─── Information shown

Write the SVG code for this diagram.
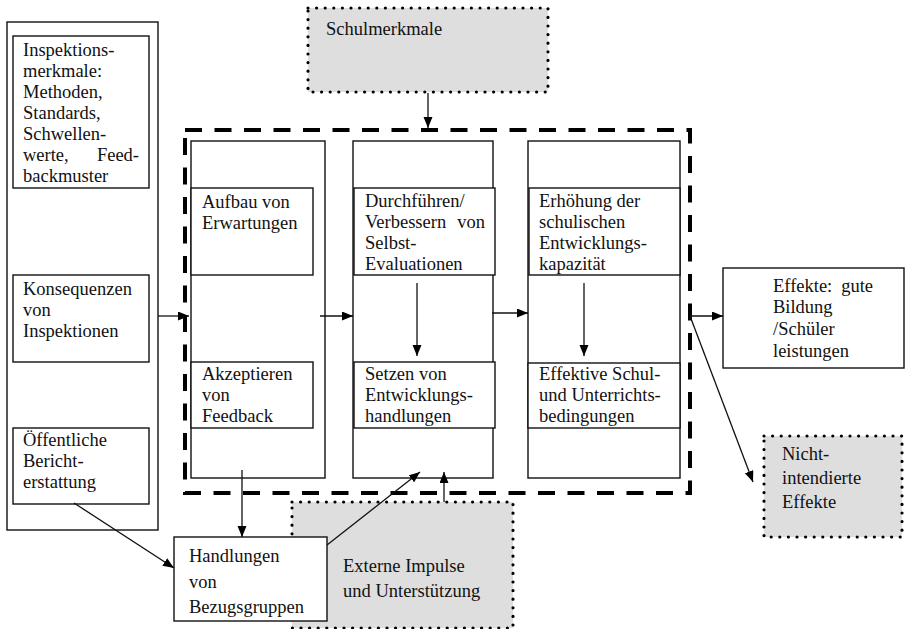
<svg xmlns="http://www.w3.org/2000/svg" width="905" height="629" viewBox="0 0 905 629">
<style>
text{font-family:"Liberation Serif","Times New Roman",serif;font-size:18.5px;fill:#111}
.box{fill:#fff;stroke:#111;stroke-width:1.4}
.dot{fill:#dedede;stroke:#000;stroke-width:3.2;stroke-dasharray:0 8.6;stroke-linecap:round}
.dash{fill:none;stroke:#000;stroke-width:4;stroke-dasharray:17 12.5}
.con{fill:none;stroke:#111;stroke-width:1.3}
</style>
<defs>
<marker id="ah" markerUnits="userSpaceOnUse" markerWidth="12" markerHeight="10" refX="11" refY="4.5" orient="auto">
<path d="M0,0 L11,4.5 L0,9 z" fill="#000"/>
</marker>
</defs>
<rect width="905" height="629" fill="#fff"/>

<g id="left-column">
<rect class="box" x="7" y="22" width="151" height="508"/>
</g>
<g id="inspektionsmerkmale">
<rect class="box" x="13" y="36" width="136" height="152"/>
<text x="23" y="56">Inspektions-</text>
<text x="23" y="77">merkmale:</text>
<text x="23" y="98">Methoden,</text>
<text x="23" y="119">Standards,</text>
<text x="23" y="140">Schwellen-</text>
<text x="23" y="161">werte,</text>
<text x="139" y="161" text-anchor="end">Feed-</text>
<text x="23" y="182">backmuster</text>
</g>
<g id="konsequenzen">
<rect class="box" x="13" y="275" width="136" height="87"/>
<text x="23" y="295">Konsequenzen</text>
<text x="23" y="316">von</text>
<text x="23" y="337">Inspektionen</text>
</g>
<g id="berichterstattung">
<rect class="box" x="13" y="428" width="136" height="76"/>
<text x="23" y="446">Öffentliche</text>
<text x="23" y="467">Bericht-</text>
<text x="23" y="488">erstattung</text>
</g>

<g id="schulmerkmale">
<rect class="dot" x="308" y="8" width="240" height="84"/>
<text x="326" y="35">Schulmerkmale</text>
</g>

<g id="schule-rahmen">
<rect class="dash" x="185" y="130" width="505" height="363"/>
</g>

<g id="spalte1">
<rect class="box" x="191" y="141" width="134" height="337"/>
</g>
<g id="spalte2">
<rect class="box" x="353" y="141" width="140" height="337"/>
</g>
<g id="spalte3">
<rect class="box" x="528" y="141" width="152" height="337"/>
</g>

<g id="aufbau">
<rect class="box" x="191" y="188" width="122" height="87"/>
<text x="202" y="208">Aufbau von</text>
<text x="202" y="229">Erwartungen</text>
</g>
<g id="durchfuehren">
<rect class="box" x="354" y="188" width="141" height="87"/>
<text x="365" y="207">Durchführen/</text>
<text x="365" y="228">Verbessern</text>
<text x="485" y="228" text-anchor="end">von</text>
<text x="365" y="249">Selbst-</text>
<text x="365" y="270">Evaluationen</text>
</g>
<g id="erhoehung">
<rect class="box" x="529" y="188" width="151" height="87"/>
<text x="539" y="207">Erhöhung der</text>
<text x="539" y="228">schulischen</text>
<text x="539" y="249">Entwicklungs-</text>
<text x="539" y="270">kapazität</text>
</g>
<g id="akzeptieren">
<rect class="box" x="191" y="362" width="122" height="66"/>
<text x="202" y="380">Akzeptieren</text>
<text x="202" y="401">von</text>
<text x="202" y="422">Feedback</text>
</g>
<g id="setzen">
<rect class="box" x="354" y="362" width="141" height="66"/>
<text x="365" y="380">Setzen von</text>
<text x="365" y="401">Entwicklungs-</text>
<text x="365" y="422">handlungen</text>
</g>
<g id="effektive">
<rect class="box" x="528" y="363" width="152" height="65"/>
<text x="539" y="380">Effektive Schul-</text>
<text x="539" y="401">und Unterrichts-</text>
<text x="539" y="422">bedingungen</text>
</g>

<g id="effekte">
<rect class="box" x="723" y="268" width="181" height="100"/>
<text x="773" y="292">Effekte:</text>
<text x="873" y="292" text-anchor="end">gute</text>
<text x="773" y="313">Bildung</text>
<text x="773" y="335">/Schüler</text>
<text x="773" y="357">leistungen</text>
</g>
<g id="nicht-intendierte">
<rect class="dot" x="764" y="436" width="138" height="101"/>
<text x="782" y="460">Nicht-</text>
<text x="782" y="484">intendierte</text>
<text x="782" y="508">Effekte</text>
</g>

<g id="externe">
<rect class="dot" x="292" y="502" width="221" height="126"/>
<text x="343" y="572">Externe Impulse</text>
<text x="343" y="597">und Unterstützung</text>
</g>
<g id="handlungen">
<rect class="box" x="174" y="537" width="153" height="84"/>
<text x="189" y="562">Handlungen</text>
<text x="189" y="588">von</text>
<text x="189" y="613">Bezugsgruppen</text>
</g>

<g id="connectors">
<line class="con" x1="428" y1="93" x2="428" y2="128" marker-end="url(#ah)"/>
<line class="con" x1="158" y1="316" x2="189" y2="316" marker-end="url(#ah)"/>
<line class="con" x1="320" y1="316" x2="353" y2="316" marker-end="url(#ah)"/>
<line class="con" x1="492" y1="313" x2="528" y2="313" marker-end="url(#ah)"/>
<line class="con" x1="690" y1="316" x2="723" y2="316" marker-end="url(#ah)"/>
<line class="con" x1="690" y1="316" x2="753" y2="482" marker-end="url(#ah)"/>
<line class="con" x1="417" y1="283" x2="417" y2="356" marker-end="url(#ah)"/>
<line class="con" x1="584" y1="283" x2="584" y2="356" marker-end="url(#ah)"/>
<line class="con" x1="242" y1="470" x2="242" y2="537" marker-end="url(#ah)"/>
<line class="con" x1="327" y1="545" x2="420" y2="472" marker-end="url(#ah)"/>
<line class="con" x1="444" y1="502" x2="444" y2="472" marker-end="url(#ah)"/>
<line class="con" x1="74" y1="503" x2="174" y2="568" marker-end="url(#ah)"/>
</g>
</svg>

──────

» **Exercise description**
Extract all the data above exactly, excluding every picture.

» **Result of the exercise**
Write the SVG code for this diagram.
<svg xmlns="http://www.w3.org/2000/svg" width="905" height="629" viewBox="0 0 905 629">
<style>
text{font-family:"Liberation Serif","Times New Roman",serif;font-size:18.5px;fill:#111}
.box{fill:#fff;stroke:#111;stroke-width:1.4}
.dot{fill:#dedede;stroke:#000;stroke-width:3.2;stroke-dasharray:0 8.6;stroke-linecap:round}
.dash{fill:none;stroke:#000;stroke-width:4;stroke-dasharray:17 12.5}
.con{fill:none;stroke:#111;stroke-width:1.3}
</style>
<defs>
<marker id="ah" markerUnits="userSpaceOnUse" markerWidth="12" markerHeight="10" refX="11" refY="4.5" orient="auto">
<path d="M0,0 L11,4.5 L0,9 z" fill="#000"/>
</marker>
</defs>
<rect width="905" height="629" fill="#fff"/>

<g id="left-column">
<rect class="box" x="7" y="22" width="151" height="508"/>
</g>
<g id="inspektionsmerkmale">
<rect class="box" x="13" y="36" width="136" height="152"/>
<text x="23" y="56">Inspektions-</text>
<text x="23" y="77">merkmale:</text>
<text x="23" y="98">Methoden,</text>
<text x="23" y="119">Standards,</text>
<text x="23" y="140">Schwellen-</text>
<text x="23" y="161">werte,</text>
<text x="139" y="161" text-anchor="end">Feed-</text>
<text x="23" y="182">backmuster</text>
</g>
<g id="konsequenzen">
<rect class="box" x="13" y="275" width="136" height="87"/>
<text x="23" y="295">Konsequenzen</text>
<text x="23" y="316">von</text>
<text x="23" y="337">Inspektionen</text>
</g>
<g id="berichterstattung">
<rect class="box" x="13" y="428" width="136" height="76"/>
<text x="23" y="446">Öffentliche</text>
<text x="23" y="467">Bericht-</text>
<text x="23" y="488">erstattung</text>
</g>

<g id="schulmerkmale">
<rect class="dot" x="308" y="8" width="240" height="84"/>
<text x="326" y="35">Schulmerkmale</text>
</g>

<g id="schule-rahmen">
<rect class="dash" x="185" y="130" width="505" height="363"/>
</g>

<g id="spalte1">
<rect class="box" x="191" y="141" width="134" height="337"/>
</g>
<g id="spalte2">
<rect class="box" x="353" y="141" width="140" height="337"/>
</g>
<g id="spalte3">
<rect class="box" x="528" y="141" width="152" height="337"/>
</g>

<g id="aufbau">
<rect class="box" x="191" y="188" width="122" height="87"/>
<text x="202" y="208">Aufbau von</text>
<text x="202" y="229">Erwartungen</text>
</g>
<g id="durchfuehren">
<rect class="box" x="354" y="188" width="141" height="87"/>
<text x="365" y="207">Durchführen/</text>
<text x="365" y="228">Verbessern</text>
<text x="485" y="228" text-anchor="end">von</text>
<text x="365" y="249">Selbst-</text>
<text x="365" y="270">Evaluationen</text>
</g>
<g id="erhoehung">
<rect class="box" x="529" y="188" width="151" height="87"/>
<text x="539" y="207">Erhöhung der</text>
<text x="539" y="228">schulischen</text>
<text x="539" y="249">Entwicklungs-</text>
<text x="539" y="270">kapazität</text>
</g>
<g id="akzeptieren">
<rect class="box" x="191" y="362" width="122" height="66"/>
<text x="202" y="380">Akzeptieren</text>
<text x="202" y="401">von</text>
<text x="202" y="422">Feedback</text>
</g>
<g id="setzen">
<rect class="box" x="354" y="362" width="141" height="66"/>
<text x="365" y="380">Setzen von</text>
<text x="365" y="401">Entwicklungs-</text>
<text x="365" y="422">handlungen</text>
</g>
<g id="effektive">
<rect class="box" x="528" y="363" width="152" height="65"/>
<text x="539" y="380">Effektive Schul-</text>
<text x="539" y="401">und Unterrichts-</text>
<text x="539" y="422">bedingungen</text>
</g>

<g id="effekte">
<rect class="box" x="723" y="268" width="181" height="100"/>
<text x="773" y="292">Effekte:</text>
<text x="873" y="292" text-anchor="end">gute</text>
<text x="773" y="313">Bildung</text>
<text x="773" y="335">/Schüler</text>
<text x="773" y="357">leistungen</text>
</g>
<g id="nicht-intendierte">
<rect class="dot" x="764" y="436" width="138" height="101"/>
<text x="782" y="460">Nicht-</text>
<text x="782" y="484">intendierte</text>
<text x="782" y="508">Effekte</text>
</g>

<g id="externe">
<rect class="dot" x="292" y="502" width="221" height="126"/>
<text x="343" y="572">Externe Impulse</text>
<text x="343" y="597">und Unterstützung</text>
</g>
<g id="handlungen">
<rect class="box" x="174" y="537" width="153" height="84"/>
<text x="189" y="562">Handlungen</text>
<text x="189" y="588">von</text>
<text x="189" y="613">Bezugsgruppen</text>
</g>

<g id="connectors">
<line class="con" x1="428" y1="93" x2="428" y2="128" marker-end="url(#ah)"/>
<line class="con" x1="158" y1="316" x2="189" y2="316" marker-end="url(#ah)"/>
<line class="con" x1="320" y1="316" x2="353" y2="316" marker-end="url(#ah)"/>
<line class="con" x1="492" y1="313" x2="528" y2="313" marker-end="url(#ah)"/>
<line class="con" x1="690" y1="316" x2="723" y2="316" marker-end="url(#ah)"/>
<line class="con" x1="690" y1="316" x2="753" y2="482" marker-end="url(#ah)"/>
<line class="con" x1="417" y1="283" x2="417" y2="356" marker-end="url(#ah)"/>
<line class="con" x1="584" y1="283" x2="584" y2="356" marker-end="url(#ah)"/>
<line class="con" x1="242" y1="470" x2="242" y2="537" marker-end="url(#ah)"/>
<line class="con" x1="327" y1="545" x2="420" y2="472" marker-end="url(#ah)"/>
<line class="con" x1="444" y1="502" x2="444" y2="472" marker-end="url(#ah)"/>
<line class="con" x1="74" y1="503" x2="174" y2="568" marker-end="url(#ah)"/>
</g>
</svg>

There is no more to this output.